** start of Recorded data **
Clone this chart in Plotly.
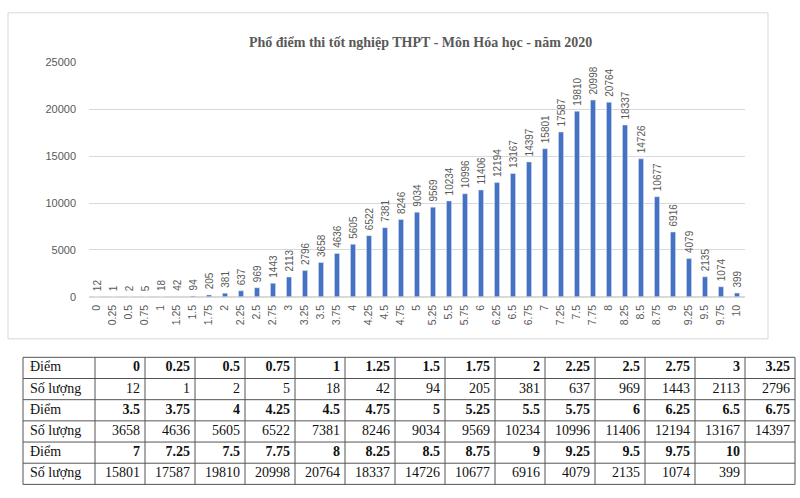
import plotly.graph_objects as go

scores = ["0", "0.25", "0.5", "0.75", "1", "1.25", "1.5", "1.75", "2", "2.25",
          "2.5", "2.75", "3", "3.25", "3.5", "3.75", "4", "4.25", "4.5", "4.75",
          "5", "5.25", "5.5", "5.75", "6", "6.25", "6.5", "6.75", "7", "7.25",
          "7.5", "7.75", "8", "8.25", "8.5", "8.75", "9", "9.25", "9.5", "9.75", "10"]
counts = [12, 1, 2, 5, 18, 42, 94, 205, 381, 637,
          969, 1443, 2113, 2796, 3658, 4636, 5605, 6522, 7381, 8246,
          9034, 9569, 10234, 10996, 11406, 12194, 13167, 14397, 15801, 17587,
          19810, 20998, 20764, 18337, 14726, 10677, 6916, 4079, 2135, 1074, 399]
y_ticks = [0, 5000, 10000, 15000, 20000, 25000]
title = "Phổ điểm thi tốt nghiệp THPT - Môn Hóa học - năm 2020"
row_score = "Điểm"
row_count = "Số lượng"

W, H = 800, 498
def px(x):
    return x / W
def py(y):
    return (H - y) / H

fig = go.Figure()

# a non-breaking space in front of each label leaves a small gap above the bar
fig.add_trace(go.Bar(
    x=scores, y=counts,
    marker_color="#4472C4",
    text=[str(c) for c in counts],
    texttemplate="\u00a0\u00a0%{text}",
    textposition="outside",
    textangle=-90,
    constraintext="none",
    cliponaxis=False,
    textfont=dict(family="Liberation Sans", size=10, color="#595959"),
    hoverinfo="x+y",
))

# ---- table below the chart, drawn on a pixel-unit axis pair ----
per_row = 14
tab_left, lab_w, col_w = 23, 72, 50
tab_top, row_h = 360, 21.7
col_edges = [tab_left, tab_left + lab_w] + [tab_left + lab_w + col_w * (k + 1) for k in range(per_row)]
n_rows = 2 * ((len(scores) + per_row - 1) // per_row)
row_edges = [tab_top + row_h * r for r in range(n_rows + 1)]

lab_x, lab_y, lab_t = [], [], []
val_x, val_y, val_t = [], [], []
for r in range(n_rows):
    block = r // 2
    is_score = r % 2 == 0
    lab_x.append(col_edges[0] + 7)
    lab_y.append((row_edges[r] + row_edges[r + 1]) / 2)
    lab_t.append(row_score if is_score else row_count)
    for j in range(per_row):
        i = block * per_row + j
        if i >= len(scores):
            continue
        val_x.append(col_edges[j + 2] - 5)
        val_y.append((row_edges[r] + row_edges[r + 1]) / 2)
        val_t.append("<b>%s</b>" % scores[i] if is_score else str(counts[i]))

tfont = dict(family="Liberation Serif", size=14, color="#111111")
fig.add_trace(go.Scatter(x=lab_x, y=lab_y, text=lab_t, mode="text",
                         textposition="middle right", textfont=tfont,
                         xaxis="x2", yaxis="y2", hoverinfo="skip"))
fig.add_trace(go.Scatter(x=val_x, y=val_y, text=val_t, mode="text",
                         textposition="middle left", textfont=tfont,
                         xaxis="x2", yaxis="y2", hoverinfo="skip"))

grid = dict(color="#555555", width=1)
for yy in row_edges:
    fig.add_shape(type="line", xref="x2", yref="y2", x0=col_edges[0], x1=col_edges[-1],
                  y0=yy, y1=yy, line=grid)
for xx in col_edges:
    fig.add_shape(type="line", xref="x2", yref="y2", x0=xx, x1=xx,
                  y0=row_edges[0], y1=row_edges[-1], line=grid)

# chart frame
fig.add_shape(type="rect", xref="paper", yref="paper",
              x0=px(8), x1=px(768), y0=py(341), y1=py(7),
              line=dict(color="#d9d9d9", width=1), layer="below")

fig.add_annotation(text="<b>%s</b>" % title, xref="paper", yref="paper",
                   x=px(420), y=py(28), showarrow=False,
                   font=dict(family="Liberation Serif", size=14, color="#595959"))

tab_band = 350
fig.update_layout(
    width=W, height=H,
    margin=dict(l=0, r=0, t=0, b=0),
    paper_bgcolor="white", plot_bgcolor="rgba(0,0,0,0)",
    bargap=0.68, showlegend=False,
    xaxis=dict(domain=[px(89), px(745)], type="category", tickangle=-90,
               tickfont=dict(family="Liberation Sans", size=10.5, color="#595959"),
               showgrid=False, showline=False, ticks="", ticklabelstandoff=5),
    yaxis=dict(domain=[py(298), py(58)], range=[0, 25000], tickvals=y_ticks,
               tickformat="d",
               tickfont=dict(family="Liberation Sans", size=11, color="#595959"),
               gridcolor="#d9d9d9", zeroline=True, zerolinecolor="#d9d9d9",
               showline=False, ticks="", ticklabelstandoff=12),
    xaxis2=dict(domain=[0, 1], range=[0, W], visible=False, fixedrange=True),
    yaxis2=dict(domain=[0, py(tab_band)], range=[H, tab_band], visible=False, fixedrange=True),
)

fig.write_html("out.html", config={"displayModeBar": False},
               post_script="document.body.style.margin='0px';")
** end of Recorded data **
> Problem description:
Please reproduce the listing exactly from its opening line through the line that contains "import plotly.graph_objects as go", both included, with all pictures omitted.

> Written response:
Clone this chart in Plotly.
import plotly.graph_objects as go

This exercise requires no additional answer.